As ecologias da crise: ecocrítica da matéria e a distribuição de agência na obra de João Paulo Borges Coelho e Nuruddin Farah.

Marta Banasiak

No cerne do antropocentrismo moderno encontra-se o paradigma que assume a posição do ser humano como, nas palavras de Descartes, mestre e dono da natureza. Esse paradigma, que se verificou tanto como a raiz do paradigma da modernidade quanto o motor da expansão capitalista e industrial permitiu com que o homem explorasse e dominasse a natureza e os seus recursos até esta se encontrar hoje numa situação de colapso. No entanto, a convicção de que humano seja a única entidade possuidora de agência tem sido recentemente desafiada por várias correntes teóricas no âmbito de ciências sociais e humanas. Entre eles destaca-se a orientada pelos novos materialismos ecocrítica da matéria (Iovino, Opperman, 2014) sendo a sua ideia central a distribuição de agência que se manifesta como uma rede de iterações entre elementos humanos e não humanos, animados e não animados. O foco na rede de agências igualitárias orienta também outras propostas teóricas como a teoria de coletivos de Bruno Latour (1999) ou transcorporealidade de Stacy Alaimo (2010).
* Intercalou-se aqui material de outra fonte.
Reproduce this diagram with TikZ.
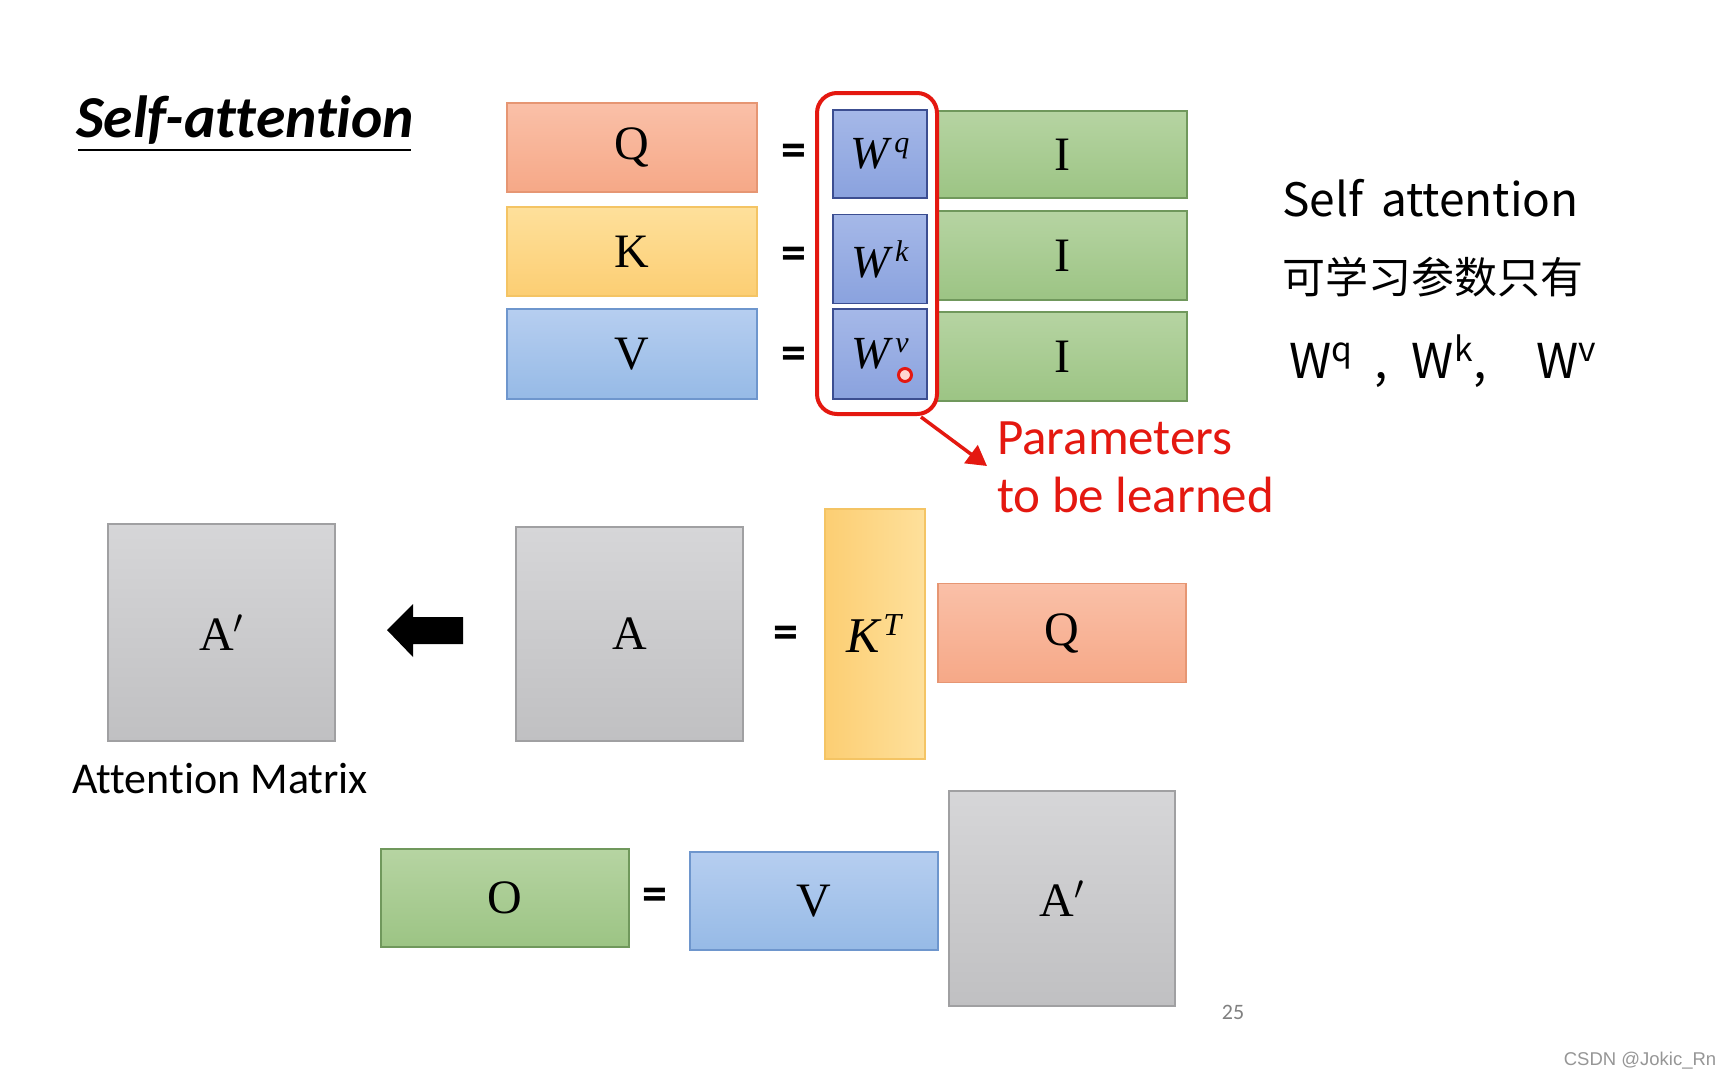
\RequirePackage{fix-cm}
\documentclass[tikz,border=0pt]{standalone}
\usepackage{fontspec}
\newfontfamily\calfont[Ligatures={NoCommon}]{Carlito}
\newfontfamily\cjkfont{Noto Sans CJK SC}
\newfontfamily\arialfont{Liberation Sans}
\newfontfamily\letterfont{Liberation Serif}
\usetikzlibrary{arrows.meta}
\definecolor{qtop}{RGB}{250,192,168}
\definecolor{qbot}{RGB}{246,168,135}
\definecolor{qline}{RGB}{230,150,115}
\definecolor{ktop}{RGB}{254,224,155}
\definecolor{kbot}{RGB}{252,206,115}
\definecolor{kline}{RGB}{244,196,100}
\definecolor{vtop}{RGB}{182,206,240}
\definecolor{vbot}{RGB}{150,186,230}
\definecolor{vline}{RGB}{110,150,205}
\definecolor{wtop}{RGB}{165,184,232}
\definecolor{wbot}{RGB}{138,162,222}
\definecolor{wline}{RGB}{60,78,145}
\definecolor{gtop}{RGB}{182,212,162}
\definecolor{gbot}{RGB}{156,196,132}
\definecolor{gline}{RGB}{112,152,92}
\definecolor{atop}{RGB}{214,214,216}
\definecolor{abot}{RGB}{192,192,194}
\definecolor{aline}{RGB}{160,160,162}
\definecolor{pred}{RGB}{228,24,16}
\definecolor{pgray}{RGB}{128,128,128}
\definecolor{wmgray}{RGB}{150,150,150}
\newcommand{\wsym}[1]{\textit{W}\kern2pt\raisebox{16pt}{\fontsize{30}{30}\selectfont\textit{#1}}}
\begin{document}
\begin{tikzpicture}[x=1pt,y=-1pt,
  mat/.style={draw, line width=1.5pt, inner sep=0pt, text=black, font=\letterfont\fontsize{48}{60}\selectfont},
  qm/.style={mat, top color=qtop, bottom color=qbot, draw=qline},
  km/.style={mat, top color=ktop, bottom color=kbot, draw=kline},
  vm/.style={mat, top color=vtop, bottom color=vbot, draw=vline},
  wm/.style={mat, top color=wtop, bottom color=wbot, draw=wline, font=\letterfont\fontsize{46}{50}\selectfont},
  gm/.style={mat, top color=gtop, bottom color=gbot, draw=gline},
  am/.style={mat, top color=atop, bottom color=abot, draw=aline},
  ktm/.style={mat, left color=kbot, right color=ktop, draw=kline, font=\letterfont\fontsize{50}{50}\selectfont},
  eqs/.style={inner sep=0pt, font=\calfont\bfseries\fontsize{50}{60}\selectfont},
  learnbox/.style={draw=pred, line width=4pt, rounded corners=20pt, inner sep=0pt},
  redarrow/.style={draw=pred, line width=3.5pt, -{Triangle[length=20pt,width=22pt]}},
  hand/.style={inner sep=0pt, anchor=west, font=\cjkfont\fontsize{44}{50}\selectfont}
]
\useasboundingbox[fill=white] (0,0) rectangle (1728,1080);

% title
\node[anchor=base west, inner sep=0pt, font=\calfont\bfseries\itshape\fontsize{59.5}{60}\selectfont] (title) at (76,137) {Self-attention};
\coordinate (ulA) at (78,150);
\coordinate (ulB) at (411,150);
\draw[line width=2pt] (ulA) -- (ulB);

% top rows
\node[qm, minimum width=250pt, minimum height=89pt] (Q) at (632,147.5) {Q};
\node[km, minimum width=250pt, minimum height=89pt] (K) at (632,251.5) {K};
\node[vm, minimum width=250pt, minimum height=90pt] (V) at (632,354) {V};
\node[eqs] (e1) at (794,155) {=};
\node[eqs] (e2) at (794,258) {=};
\node[eqs] (e3) at (794,358) {=};
\node[wm, minimum width=94pt, minimum height=88pt] (Wq) at (880,154) {\wsym{q}};
\node[wm, minimum width=94pt, minimum height=89pt] (Wk) at (880,259) {\wsym{k}};
\node[wm, minimum width=94pt, minimum height=90pt] (Wv) at (880,354) {\wsym{v}};
\node[gm, minimum width=250pt, minimum height=87pt] (Iq) at (1062,154.5) {I};
\node[gm, minimum width=250pt, minimum height=89pt] (Ik) at (1062,255.5) {I};
\node[gm, minimum width=250pt, minimum height=89pt] (Iv) at (1062,356.5) {I};

% laser pointer mark
\node[circle, draw=pred, fill={rgb,255:red,255;green,215;blue,210}, line width=3pt, minimum size=13pt, inner sep=0pt] (dot) at (905,375) {};

% parameters to be learned
\node[learnbox, minimum width=120pt, minimum height=321pt] (learn) at (877,253.5) {};
\coordinate (pa) at (921,417);
\coordinate (pb) at (987,466);
\draw[redarrow] (pa) -- (pb);
\node[anchor=west, align=left, inner sep=0pt, text=pred, font=\calfont\fontsize{51}{58}\selectfont] (param) at (997,467) {Parameters\\to be learned};

% handwritten note
\node[hand, font=\cjkfont\fontsize{46}{50}\selectfont] (h1) at (1282,198) {Self\hspace{18pt}attention};
\node[hand, font=\cjkfont\fontsize{43}{50}\selectfont] (h2) at (1282,277) {可学习参数只有};
\node[hand, font=\cjkfont\fontsize{48}{50}\selectfont] (h3) at (1289,361) {W\textsuperscript{q}\hspace{22pt},\hspace{24pt}W\textsuperscript{k},\hspace{50pt}W\textsuperscript{v}};

% attention row
\node[am, minimum width=227pt, minimum height=217pt] (Ap1) at (221.5,632.5) {A$'$};
\fill (387,630) -- (413,604) -- (413,617) -- (463,617) -- (463,644) -- (413,644) -- (413,657) -- cycle;
\node[am, minimum width=227pt, minimum height=214pt] (A) at (629.5,634) {A};
\node[eqs] (e4) at (786,637) {=};
\node[ktm, minimum width=100pt, minimum height=250pt] (KT) at (875,634) {\textit{K}\kern1pt\raisebox{17pt}{\fontsize{32}{32}\selectfont\textit{T}}};
\node[qm, minimum width=248pt, minimum height=99pt] (Qb) at (1062,633) {Q};
\node[anchor=base, inner sep=0pt, font=\calfont\fontsize{44}{50}\selectfont] (amx) at (220,793) {Attention Matrix};

% output row
\node[gm, minimum width=248pt, minimum height=98pt] (O) at (505,898) {O};
\node[eqs] (e5) at (655,899) {=};
\node[vm, minimum width=248pt, minimum height=98pt] (Vb) at (814,901) {V};
\node[am, minimum width=226pt, minimum height=215pt] (Ap2) at (1062,898.5) {A$'$};

% footer
\node[inner sep=0pt, text=pgray, font=\calfont\fontsize{22}{24}\selectfont] (pg) at (1233,1012) {25};
\node[inner sep=0pt, text=wmgray, font=\arialfont\fontsize{18.5}{20}\selectfont] (csdn) at (1640,1061) {CSDN @Jokic\_Rn};
\end{tikzpicture}
\end{document}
Partindo dessas premissas teóricas, na presente apresentação propõe-se uma leitura comparativa das obras do autor moçambicano, João Paulo Borges Coelho e do autor somali Nuruddin Farah. Pretende-se observar como estes autores, ao descreverem as crises contemporâneas, sejam elas, ambientais, militares ou humanitárias, apoiam-se na construção das redes de interações entre os elementos humanos e não humanos. Argumenta-se que essa distribuição da agência promove a mudança de paradigma de pensamento destacando a necessidade de descentralização da posição humana dentro da natureza como um ato fundamental para os movimentos ambientalistas.